Vicksburg Hardware Store

112/114 S Main Street

The Rise

These two buildings have worn many hats over the years—from a young village establishing its first institutions, through the boom years of The Mill, to the steady, essential commerce that keeps a small town running.

By 1884, Carter’s Hardware was operating at 114 South Main, and next door at 112, the community had grown large enough to support its own bank. That year, S.J. Wing opened the Vicksburg Exchange Bank—the Village’s first permanent financial institution—after an initial period operating from the parlor of the McElvain House. The bank remained a fixture of the block for years.

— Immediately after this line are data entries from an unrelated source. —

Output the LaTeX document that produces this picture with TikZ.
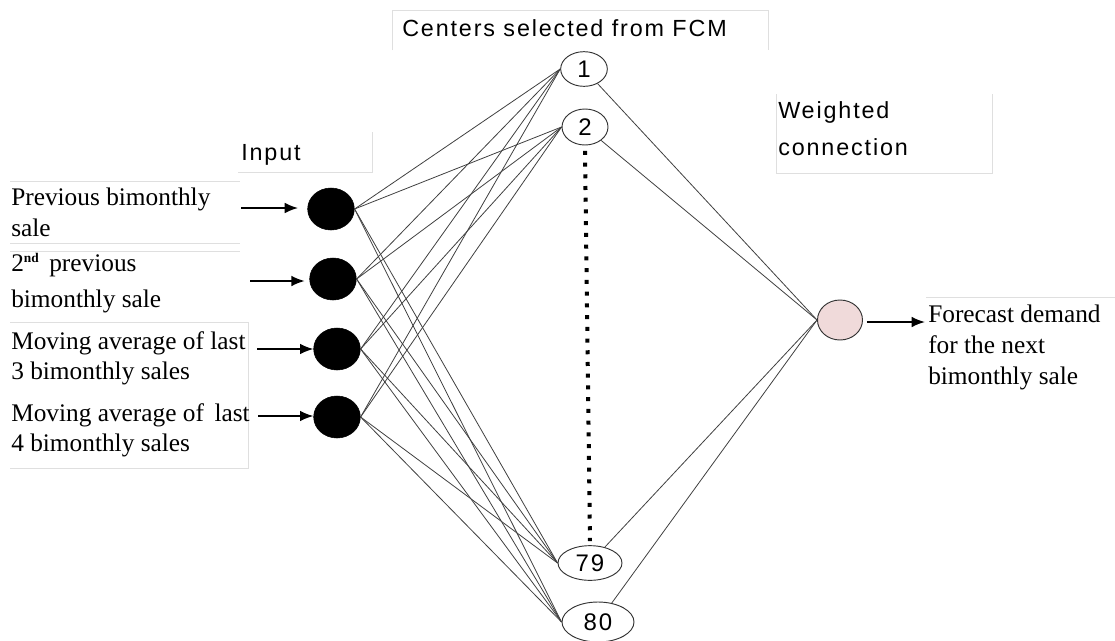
\documentclass[tikz,border=0pt]{standalone}
\usepackage{fontspec}
\setmainfont{Liberation Serif}
\newfontfamily\labelfont{Liberation Sans}[LetterSpace=8]
\usetikzlibrary{arrows.meta,shapes.geometric}

\begin{document}
\begin{tikzpicture}[x=0.75pt,y=-0.75pt,
  innode/.style={ellipse, fill=black, draw=black, minimum width=35pt, minimum height=31.5pt, inner sep=0pt},
  hidnode/.style={ellipse, draw=black!80, line width=0.7pt, inner sep=0pt, font=\labelfont\fontsize{18}{18}\selectfont},
  outnode/.style={ellipse, draw=black!80, line width=0.7pt, fill={rgb,255:red,240;green,218;blue,218}, minimum width=33.75pt, minimum height=30pt, inner sep=0pt},
  link/.style={black!75, line width=0.6pt},
  feed/.style={-{Latex[length=10pt,width=8pt]}, line width=1.3pt},
  sidetext/.style={align=left, anchor=north west, inner sep=0pt, font=\fontsize{19}{23}\selectfont},
  headtext/.style={align=left, anchor=north west, inner sep=0pt, font=\labelfont\fontsize{17.5}{27.75}\selectfont},
  faint/.style={gray!25, line width=0.6pt}]

  \useasboundingbox (0,0) rectangle (1115,640);

  % --- faint text box edges ---
  \draw[faint] (392,50) -- (392,10) -- (768,10) -- (768,50);
  \draw[faint] (238,172) -- (372,172) -- (372,132);
  \draw[faint] (776,94) -- (776,173) -- (992,173) -- (992,94);
  \draw[faint] (10,181) -- (240,181);
  \draw[faint] (10,243) -- (240,243);
  \draw[faint] (10,251) -- (240,251);
  \draw[faint] (10,322) -- (248,322) -- (248,468) -- (10,468);
  \draw[faint] (926,297) -- (1115,297);

  % --- Input layer ---
  \node[innode] (i1) at (331,209) {};
  \node[innode] (i2) at (333,279) {};
  \node[innode] (i3) at (337,349) {};
  \node[innode] (i4) at (337,417) {};

  % --- Centers ---
  \node[hidnode, minimum width=35pt, minimum height=26pt] (h1) at (584,69) {1};
  \node[hidnode, minimum width=34.5pt, minimum height=27pt] (h2) at (585,127) {2};
  \node[hidnode, minimum width=48pt, minimum height=26pt] (h79) at (590,563) {79};
  \node[hidnode, minimum width=54pt, minimum height=30pt] (h80) at (598,622) {80};

  % --- Output ---
  \node[outnode] (out) at (840,320) {};

  % --- Labels ---
  \node[headtext] (tcent) at (402,19) {Centers selected from FCM};
  \node[headtext] (tin) at (241,144) {Input};
  \node[headtext] (tweight) at (778,101) {Weighted\\connection};

  \node[sidetext] (t1) at (11,188) {Previous bimonthly\\sale};
  \node[sidetext] (t2) at (11,253) {2\raisebox{0.36em}{\fontsize{10}{10}\selectfont\bfseries nd}\ \,previous\\[4pt]bimonthly sale};
  \node[sidetext] (t3) at (11,331) {Moving average of last\\3 bimonthly sales};
  \node[sidetext] (t4) at (11,403) {Moving average of\, last\\4 bimonthly sales};
  \node[sidetext] (tout) at (928,305) {Forecast demand\\for the next\\bimonthly sale};

  % --- Arrow ends ---
  \coordinate (a1) at (241,208);
  \coordinate (a2) at (250,281);
  \coordinate (a3) at (257,349);
  \coordinate (a4) at (258,416);
  \coordinate (aout) at (925,322);

  % --- Input arrows ---
  \draw[feed, shorten >=7pt] (a1) -- (a1 -| i1.west);
  \draw[feed, shorten >=3.5pt] (a2) -- (a2 -| i2.west);
  \draw[feed] (a3) -- (a3 -| i3.west);
  \draw[feed] (a4) -- (a4 -| i4.west);
  \draw[feed, shorten <=3pt] (aout -| out.east) -- (aout);

  % --- Connections input -> centers ---
  \foreach \i in {i1,i2,i3,i4}
    \foreach \h in {h1,h2,h79,h80}
      \draw[link] (\i.east) -- (\h.west);

  % --- Weighted connections ---
  \foreach \h in {h1,h2,h79,h80}
    \draw[link] (\h) -- (out.west);

  % --- skipped centers ---
  \draw[line width=3pt, dash pattern=on 3pt off 5.8pt] ([yshift=-4pt]h2.south) -- ([yshift=3pt]h79.north);

\end{tikzpicture}
\end{document}
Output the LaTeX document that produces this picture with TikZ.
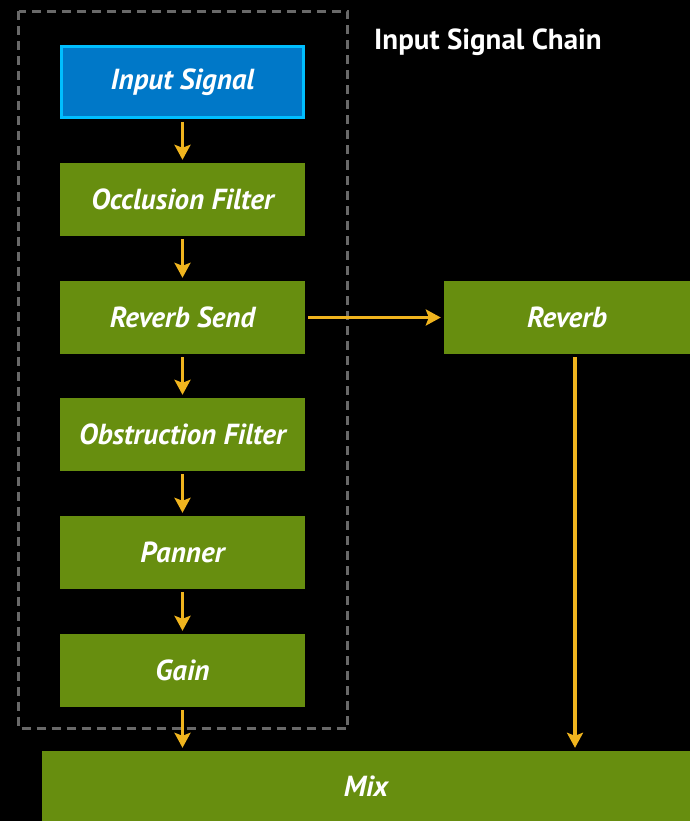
\documentclass[tikz,border=0pt]{standalone}
\usepackage{fontspec}
\setmainfont{PT Sans}
\usetikzlibrary{arrows.meta,calc}
\definecolor{bgc}{RGB}{0,0,0}
\definecolor{boxgreen}{RGB}{103,142,15}
\definecolor{boxblue}{RGB}{0,120,200}
\definecolor{boxcyan}{RGB}{0,190,255}
\definecolor{arrc}{RGB}{240,180,30}
\definecolor{dashc}{RGB}{105,105,105}
\tikzset{
  stage/.style={fill=boxgreen, minimum width=245pt, minimum height=73pt, inner sep=0pt,
    text=white, font=\fontsize{29}{34}\selectfont\bfseries\itshape},
  inputbox/.style={stage, fill=boxblue, draw=boxcyan, line width=3pt, minimum width=242pt, minimum height=71pt},
  flow/.style={draw=arrc, line width=3.5pt, -{Stealth[length=15pt,width=16pt,inset=3pt]}, shorten <=3pt, shorten >=3pt},
  chainbox/.style={draw=dashc, line width=3.5pt, dash pattern=on 9pt off 6pt},
  titletext/.style={text=white, font=\fontsize{29}{34}\selectfont\bfseries}
}
\begin{document}
\begin{tikzpicture}[x=1pt,y=-1pt]
\fill[bgc] (0,0) rectangle (690,821);
\useasboundingbox (0,0) rectangle (690,821);
\draw[chainbox] (18.5,11.5) rectangle (347.5,728.5);
\node[titletext] (title) at (488,42) {Input Signal Chain};
\node[inputbox] (in) at (182.5,82) {Input Signal};
\node[stage] (occ) at (182.5,199.5) {Occlusion Filter};
\node[stage] (rs) at (182.5,317.5) {Reverb Send};
\node[stage] (obs) at (182.5,434.5) {Obstruction Filter};
\node[stage] (pan) at (182.5,552.5) {Panner};
\node[stage] (gain) at (182.5,670.5) {Gain};
\node[stage, minimum width=246pt] (rev) at (567,317.5) {Reverb};
\node[stage, minimum width=648pt, minimum height=70pt] (mix) at (366,786) {Mix};
\draw[flow] (in) -- (occ);
\draw[flow] (occ) -- (rs);
\draw[flow] (rs) -- (obs);
\draw[flow] (obs) -- (pan);
\draw[flow] (pan) -- (gain);
\draw[flow] (gain) -- (gain.south |- mix.north);
\draw[flow] (rs) -- (rev);
\coordinate (rdrop) at ($(rev.south)+(8,0)$);
\draw[flow] (rdrop) -- (rdrop |- mix.north);
\end{tikzpicture}
\end{document}
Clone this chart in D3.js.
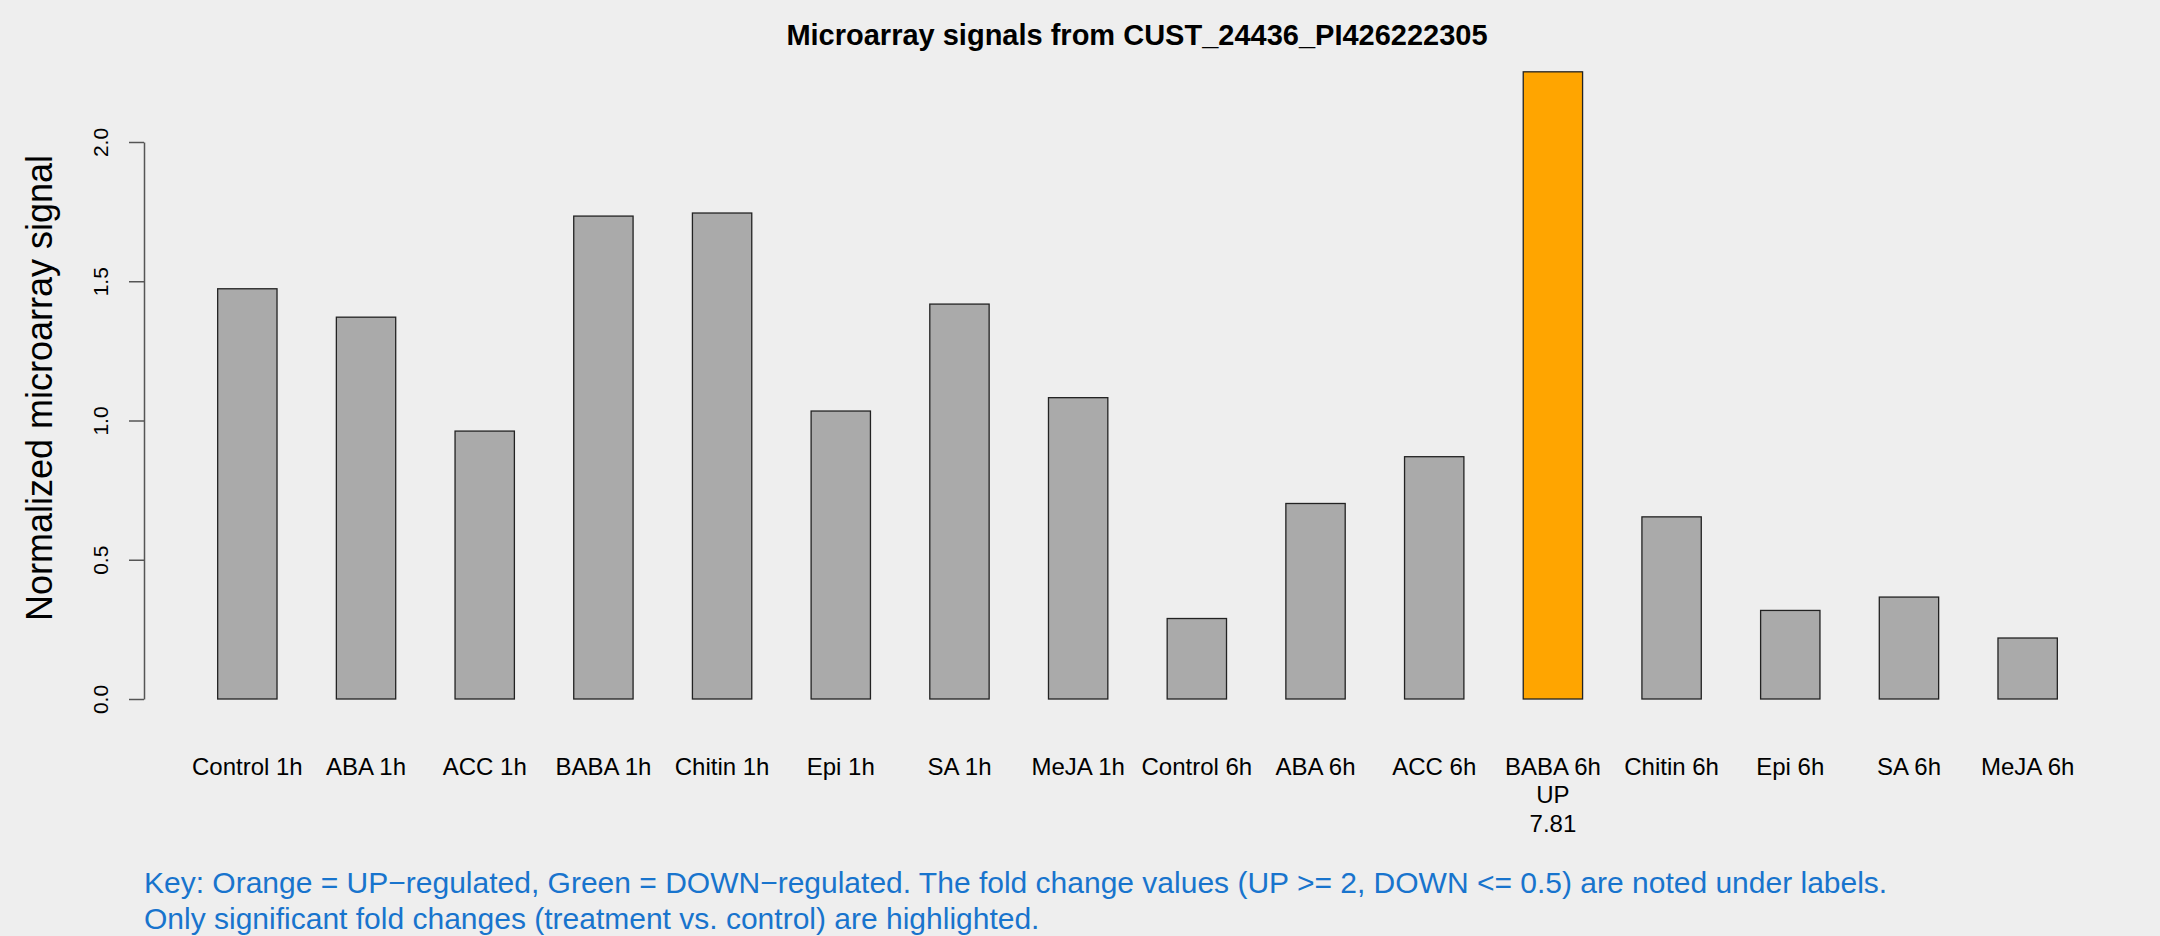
<!DOCTYPE html>
<html>
<head>
<meta charset="utf-8">
<script src="https://cdn.jsdelivr.net/npm/d3@7"></script>
<style>
  body { margin: 0; padding: 0; overflow: hidden; background: #eeeeee; }
  text { font-family: "Liberation Sans", Arial, sans-serif; }
</style>
</head>
<body>
<script>
// values
const categories = ["Control 1h","ABA 1h","ACC 1h","BABA 1h","Chitin 1h","Epi 1h","SA 1h","MeJA 1h",
                    "Control 6h","ABA 6h","ACC 6h","BABA 6h","Chitin 6h","Epi 6h","SA 6h","MeJA 6h"];
const signals = [1.473,1.371,0.962,1.734,1.745,1.034,1.418,1.082,
                 0.289,0.702,0.870,2.252,0.654,0.318,0.366,0.219];
const regulation = ["","","","","","","","","","","","UP","","","",""];
const foldChange = ["","","","","","","","","","","","7.81","","","",""];
const yTicks = [0, 0.5, 1.0, 1.5, 2.0];

const W = 2160, H = 936;
const svg = d3.select("body").append("svg").attr("width", W).attr("height", H);
svg.append("rect").attr("width", W).attr("height", H).attr("fill", "#eeeeee");

const x = d3.scaleBand().domain(categories).range([188, 2087]).paddingInner(0.5).paddingOuter(0.25);
const y = d3.scaleLinear().domain([0, 2]).range([699, 142]);

const colour = (i) => regulation[i] === "UP" ? "#ffa500" : (regulation[i] === "DOWN" ? "#2e8b57" : "#aaaaaa");

// bars
svg.append("g").selectAll("rect").data(signals).enter().append("rect")
  .attr("x", (d, i) => x(categories[i]))
  .attr("y", d => y(d))
  .attr("width", x.bandwidth())
  .attr("height", d => y(0) - y(d))
  .attr("fill", (d, i) => colour(i))
  .attr("stroke", "#222")
  .attr("stroke-width", 1.3);

// y axis
const yAxis = svg.append("g").attr("transform", "translate(144,0)")
  .call(d3.axisLeft(y).tickValues(yTicks).tickFormat(d3.format(".1f")).tickSize(15).tickSizeOuter(0));
yAxis.select(".domain").attr("stroke", "#555").attr("stroke-width", 1.5);
yAxis.selectAll(".tick line").attr("stroke", "#555").attr("stroke-width", 1.5);
yAxis.selectAll(".tick text")
  .attr("x", null).attr("dy", null)
  .attr("transform", "translate(-36,0) rotate(-90)")
  .attr("text-anchor", "middle")
  .attr("font-size", 21)
  .attr("fill", "#000")
  .style("font-family", "'Liberation Sans', Arial, sans-serif");

// y label
svg.append("text")
  .attr("transform", "translate(52,388) rotate(-90)")
  .attr("text-anchor", "middle")
  .attr("font-size", 36)
  .text("Normalized microarray signal");

// title
svg.append("text")
  .attr("x", 1137).attr("y", 45)
  .attr("text-anchor", "middle")
  .attr("font-size", 29)
  .attr("font-weight", "bold")
  .text("Microarray signals from CUST_24436_PI426222305");

// category labels with regulation notes
const lab = svg.append("g").selectAll("g").data(categories).enter().append("g")
  .attr("transform", d => `translate(${x(d) + x.bandwidth() / 2},0)`);
lab.append("text").attr("y", 775).attr("text-anchor", "middle").attr("font-size", 24).text(d => d);
lab.append("text").attr("y", 803).attr("text-anchor", "middle").attr("font-size", 24).text((d, i) => regulation[i]);
lab.append("text").attr("y", 832).attr("text-anchor", "middle").attr("font-size", 24).text((d, i) => foldChange[i]);

// key
const keyLines = [
  "Key: Orange = UP\u2212regulated, Green = DOWN\u2212regulated. The fold change values (UP >= 2, DOWN <= 0.5) are noted under labels.",
  "Only significant fold changes (treatment vs. control) are highlighted."
];
svg.append("g").selectAll("text").data(keyLines).enter().append("text")
  .attr("x", 144)
  .attr("y", (d, i) => 893 + i * 36)
  .attr("font-size", 30)
  .attr("fill", "#1874cd")
  .text(d => d);
</script>
</body>
</html>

In later decades, the building became home to Harding’s grocery market, a neighborhood anchor serving the daily needs of Vicksburg families. When Harding’s relocated to a larger standalone location, the building found its next calling as a hardware store—a trade that continues at 112 and 114 South Main to this day.

The Fall

After 35 years, Steve and Brenda Schimp were ready to step away. In a small town, that moment can be genuinely precarious. Not every threat to a community business appears as a shuttered storefront—sometimes it arrives as a retirement. Finding the right buyer, maintaining continuity, and structuring a deal that works for everyone involved does not happen automatically. Without the right support, a hardware store that had served Vicksburg for generations could quietly disappear from Main Street.

The Rejuvenation

The Mill Group stepped in, acquiring the building and guiding the transition—connecting the outgoing owners with new operators and ensuring the store remained open on Main Street. What could have been a quiet ending became a thoughtful handoff. Today, the store continues under the ownership of Johnny and Meliani DeBault, still serving the community at 112 South Main. The building remains part of The Mill Group’s downtown portfolio.